GIVEN PROBLEM: Reproduce exactly, with no pictures, each line from the opening of the material down through the line containing "(0,0) rectangle (1324,827);".

MATERIAL:
==================================================

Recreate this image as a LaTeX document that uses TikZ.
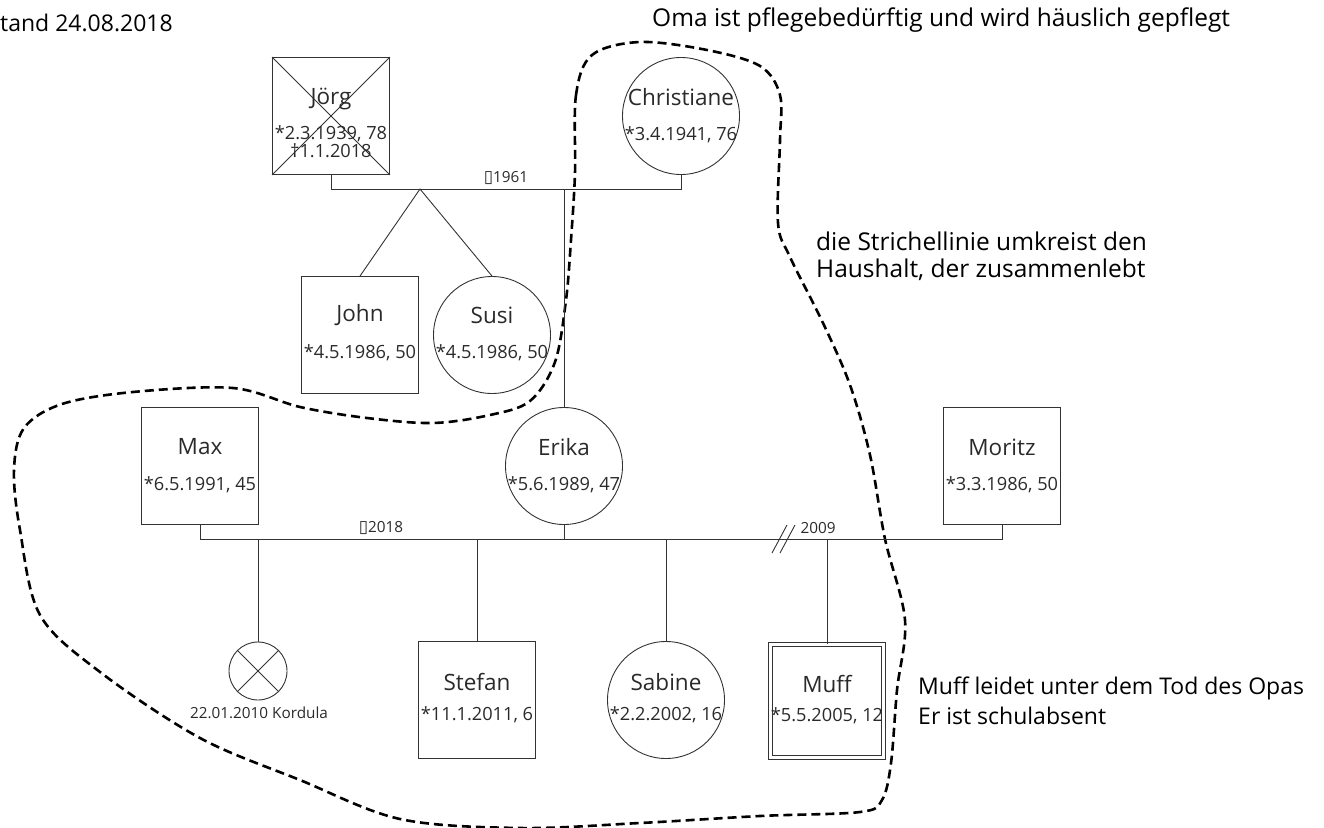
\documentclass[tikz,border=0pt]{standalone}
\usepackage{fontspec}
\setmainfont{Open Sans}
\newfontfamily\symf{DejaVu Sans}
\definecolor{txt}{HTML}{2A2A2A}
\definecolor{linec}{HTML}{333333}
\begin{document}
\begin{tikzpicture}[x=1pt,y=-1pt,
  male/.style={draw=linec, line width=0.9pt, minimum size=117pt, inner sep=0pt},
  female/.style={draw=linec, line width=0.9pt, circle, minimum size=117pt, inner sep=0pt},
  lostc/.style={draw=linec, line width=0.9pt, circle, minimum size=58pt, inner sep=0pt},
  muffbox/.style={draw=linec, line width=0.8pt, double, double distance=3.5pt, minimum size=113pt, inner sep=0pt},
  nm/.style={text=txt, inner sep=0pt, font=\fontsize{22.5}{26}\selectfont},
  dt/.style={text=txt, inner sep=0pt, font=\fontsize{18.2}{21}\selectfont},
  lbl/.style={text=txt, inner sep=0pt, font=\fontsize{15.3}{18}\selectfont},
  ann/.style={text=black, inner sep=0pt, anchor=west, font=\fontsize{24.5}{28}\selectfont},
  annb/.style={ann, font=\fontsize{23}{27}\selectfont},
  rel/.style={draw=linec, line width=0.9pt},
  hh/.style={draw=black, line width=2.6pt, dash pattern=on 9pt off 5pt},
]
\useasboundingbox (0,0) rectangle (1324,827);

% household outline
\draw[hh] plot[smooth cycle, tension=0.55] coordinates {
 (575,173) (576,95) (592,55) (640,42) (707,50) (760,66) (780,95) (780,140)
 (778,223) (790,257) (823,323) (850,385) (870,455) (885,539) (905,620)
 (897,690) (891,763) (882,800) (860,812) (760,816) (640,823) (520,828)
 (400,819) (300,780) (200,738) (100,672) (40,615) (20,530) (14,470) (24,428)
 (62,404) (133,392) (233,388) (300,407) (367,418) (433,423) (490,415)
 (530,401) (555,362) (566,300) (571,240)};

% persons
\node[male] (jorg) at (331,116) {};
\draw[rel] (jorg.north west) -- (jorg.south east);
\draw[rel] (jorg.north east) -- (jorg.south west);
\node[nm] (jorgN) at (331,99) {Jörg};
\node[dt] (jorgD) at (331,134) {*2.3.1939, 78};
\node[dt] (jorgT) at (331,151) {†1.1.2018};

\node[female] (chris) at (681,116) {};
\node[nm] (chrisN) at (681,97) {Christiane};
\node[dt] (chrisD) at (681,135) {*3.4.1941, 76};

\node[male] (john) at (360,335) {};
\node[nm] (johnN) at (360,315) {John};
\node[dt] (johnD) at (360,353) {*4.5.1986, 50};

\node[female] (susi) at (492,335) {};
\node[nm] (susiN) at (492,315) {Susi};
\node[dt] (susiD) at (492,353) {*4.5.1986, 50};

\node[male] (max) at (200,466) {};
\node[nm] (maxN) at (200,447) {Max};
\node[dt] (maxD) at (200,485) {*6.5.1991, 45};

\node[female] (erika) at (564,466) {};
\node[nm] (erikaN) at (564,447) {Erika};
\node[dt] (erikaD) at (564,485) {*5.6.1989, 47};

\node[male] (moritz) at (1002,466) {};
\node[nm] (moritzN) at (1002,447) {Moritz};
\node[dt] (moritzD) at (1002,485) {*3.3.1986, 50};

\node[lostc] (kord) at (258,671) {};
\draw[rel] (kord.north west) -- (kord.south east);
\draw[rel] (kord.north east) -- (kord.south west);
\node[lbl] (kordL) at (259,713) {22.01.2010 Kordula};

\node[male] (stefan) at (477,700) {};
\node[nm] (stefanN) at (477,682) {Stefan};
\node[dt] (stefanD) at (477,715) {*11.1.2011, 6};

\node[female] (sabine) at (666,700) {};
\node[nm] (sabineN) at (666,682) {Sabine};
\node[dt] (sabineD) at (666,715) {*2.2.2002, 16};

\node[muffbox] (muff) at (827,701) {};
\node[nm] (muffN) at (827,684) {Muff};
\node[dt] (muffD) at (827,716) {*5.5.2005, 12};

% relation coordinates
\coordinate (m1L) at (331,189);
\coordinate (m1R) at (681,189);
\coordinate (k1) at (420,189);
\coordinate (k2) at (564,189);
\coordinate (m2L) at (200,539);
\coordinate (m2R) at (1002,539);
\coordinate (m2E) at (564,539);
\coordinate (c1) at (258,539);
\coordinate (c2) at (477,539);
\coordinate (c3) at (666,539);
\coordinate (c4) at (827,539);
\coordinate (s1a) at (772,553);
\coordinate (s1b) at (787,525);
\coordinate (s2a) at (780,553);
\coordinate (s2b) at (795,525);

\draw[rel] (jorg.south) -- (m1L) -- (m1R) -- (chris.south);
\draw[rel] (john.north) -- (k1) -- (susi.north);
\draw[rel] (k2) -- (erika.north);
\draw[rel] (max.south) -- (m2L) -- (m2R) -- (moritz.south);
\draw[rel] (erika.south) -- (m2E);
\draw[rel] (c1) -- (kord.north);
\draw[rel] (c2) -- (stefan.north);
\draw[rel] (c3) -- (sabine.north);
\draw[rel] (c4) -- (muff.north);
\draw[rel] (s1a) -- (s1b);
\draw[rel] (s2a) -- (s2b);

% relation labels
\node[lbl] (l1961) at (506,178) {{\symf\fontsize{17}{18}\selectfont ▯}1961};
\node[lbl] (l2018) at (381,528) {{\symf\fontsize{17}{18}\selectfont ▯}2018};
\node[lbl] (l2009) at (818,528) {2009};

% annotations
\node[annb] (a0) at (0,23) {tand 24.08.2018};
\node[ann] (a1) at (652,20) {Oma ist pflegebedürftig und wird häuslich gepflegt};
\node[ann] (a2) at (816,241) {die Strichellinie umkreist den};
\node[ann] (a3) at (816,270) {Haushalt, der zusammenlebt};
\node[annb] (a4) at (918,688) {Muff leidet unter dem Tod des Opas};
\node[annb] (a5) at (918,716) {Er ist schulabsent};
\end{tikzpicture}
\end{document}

==================================================

OUTPUT OF THE EXERCISE:
Recreate this image as a LaTeX document that uses TikZ.
\documentclass[tikz,border=0pt]{standalone}
\usepackage{fontspec}
\setmainfont{Open Sans}
\newfontfamily\symf{DejaVu Sans}
\definecolor{txt}{HTML}{2A2A2A}
\definecolor{linec}{HTML}{333333}
\begin{document}
\begin{tikzpicture}[x=1pt,y=-1pt,
  male/.style={draw=linec, line width=0.9pt, minimum size=117pt, inner sep=0pt},
  female/.style={draw=linec, line width=0.9pt, circle, minimum size=117pt, inner sep=0pt},
  lostc/.style={draw=linec, line width=0.9pt, circle, minimum size=58pt, inner sep=0pt},
  muffbox/.style={draw=linec, line width=0.8pt, double, double distance=3.5pt, minimum size=113pt, inner sep=0pt},
  nm/.style={text=txt, inner sep=0pt, font=\fontsize{22.5}{26}\selectfont},
  dt/.style={text=txt, inner sep=0pt, font=\fontsize{18.2}{21}\selectfont},
  lbl/.style={text=txt, inner sep=0pt, font=\fontsize{15.3}{18}\selectfont},
  ann/.style={text=black, inner sep=0pt, anchor=west, font=\fontsize{24.5}{28}\selectfont},
  annb/.style={ann, font=\fontsize{23}{27}\selectfont},
  rel/.style={draw=linec, line width=0.9pt},
  hh/.style={draw=black, line width=2.6pt, dash pattern=on 9pt off 5pt},
]
\useasboundingbox (0,0) rectangle (1324,827);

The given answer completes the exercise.